Here again, it’s worth pointing out the individual and team results both suggest it’s working, and that’s not a coincidence. Among the primary benefits of the system Naurato deploys is the way that training players in this system also serves as individual development. (And again, if you want more details on this training, check out the Hockey’s Arsenal companion piece for one drill that proved essential to perfecting the new neutral zone.)
“Really I’m teaching puck support and puck management. But inside of that, guys are working on stick detail and all these other things,” explains Naurato. “So it’s offense and defense. It’s development. It’s not a structure or a system just to win; it teaches better angling; it teaches better stick detail; offensively, it teaches better puck support and puck management, which is what you want.”
Since the loss to BC on the 11th of April, four key members of the ‘23-24 team have foregone remaining eligibility to turn pro: Frank Nazar, Gavin Brindley,Dylan Duke, and Seamus Casey.
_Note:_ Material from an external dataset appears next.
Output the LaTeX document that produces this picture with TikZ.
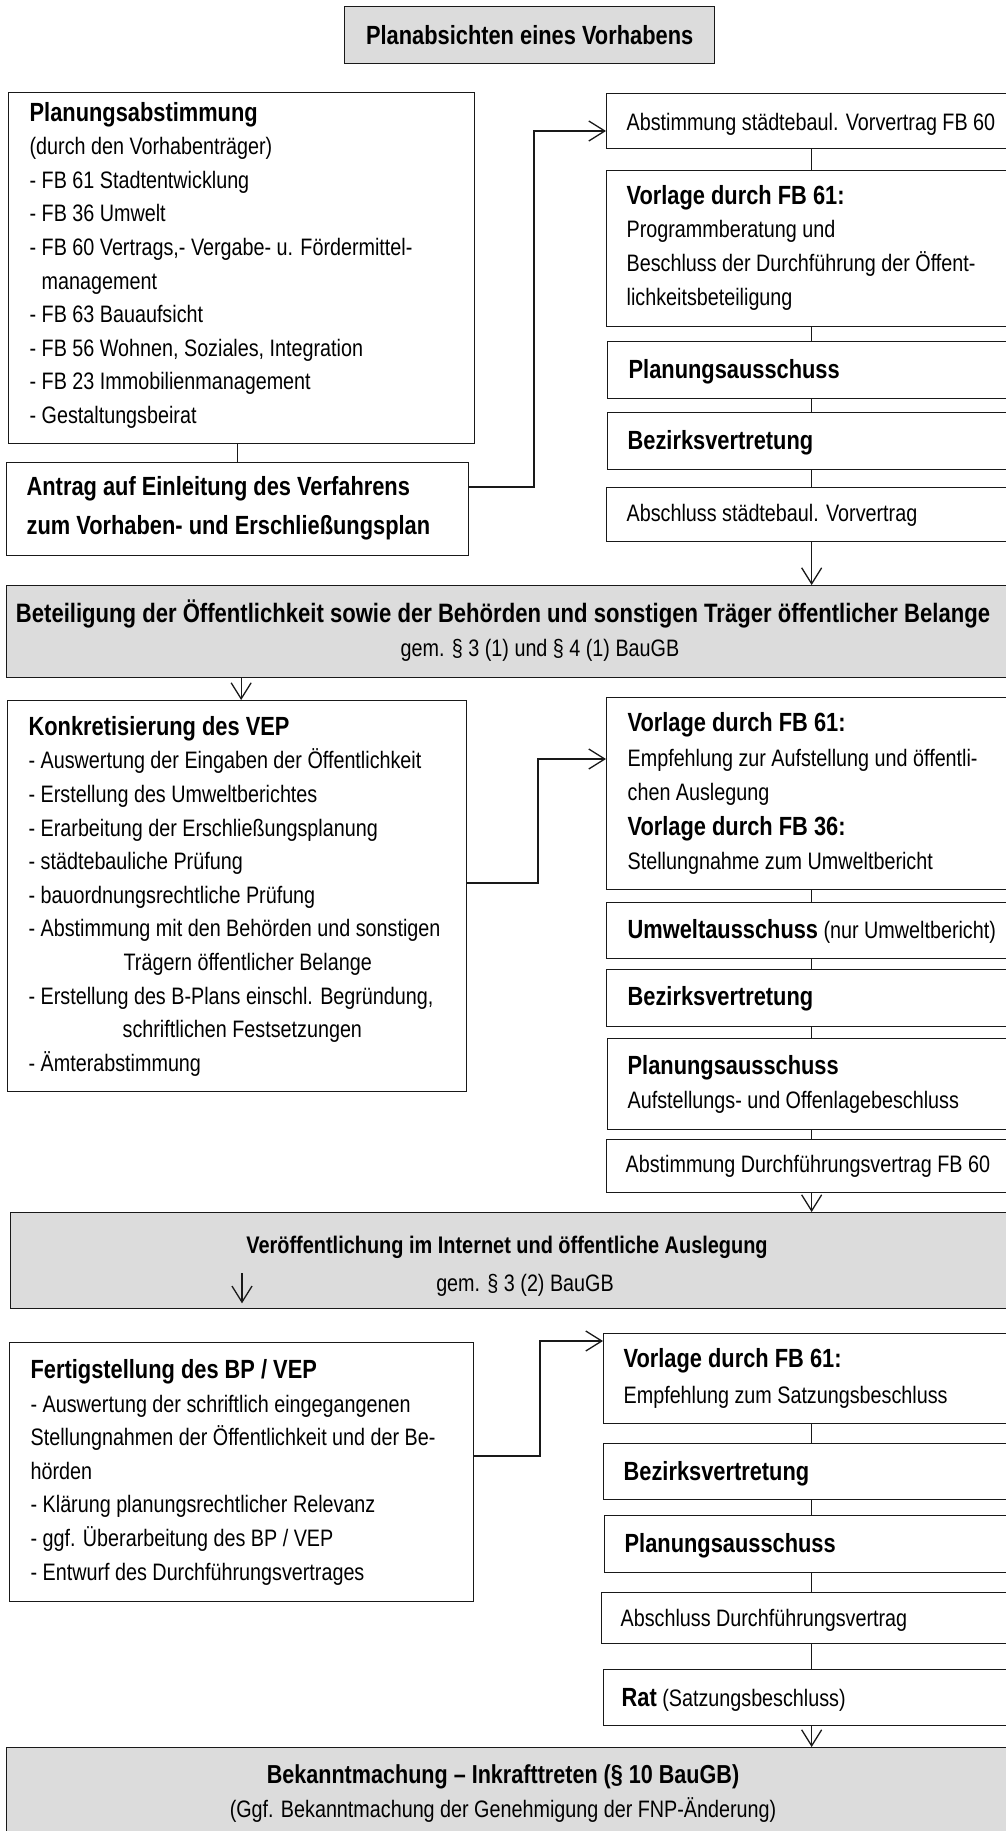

However, two other central figures from this year’s team eschewed professional opportunities to return for their junior seasons in Rutger McGroarty and Hughes.
“It’s massive, and then you hope that you tell Rutger and TJ’s stories later, and it ends up being what all these kids want in the end,” said Naurato of their choice to return. “It’s not about playing in the NHL for your first game. It’s about playing there for as long as you can…Because of that loyalty, I’ll make sure that those guys get what they need to have success.”
And in the end, Naurato takes his greatest pride not in individual development, point production, wins, or trophies but rather in the people who comprise his program.
He gets to this idea in explaining the conversation he might have with a player who is struggling, as if distilling the program into a single hypothetical meeting. Naurato doesn’t believe in psychological manipulation as a motivator to break free of a slump. Instead, he wants to help chart a path out of that slump together, cultivating an environment where people like McGroarty or Hughes want to stay and keep developing.
“I want you to do more,” Naurato says. “‘Hey I haven’t scored in five games.’ ‘Great, let me sit with you and let's watch all your stuff.’ I want to help you score because I need you to score. I don’t need to fuck with you and put you on the fourth line to get you going, because our kids they work and there's an honest effort. That's what's so good, man, is we have great people, and they're always together and they care and it sounds cliché, and I always say this, but that's the culture.”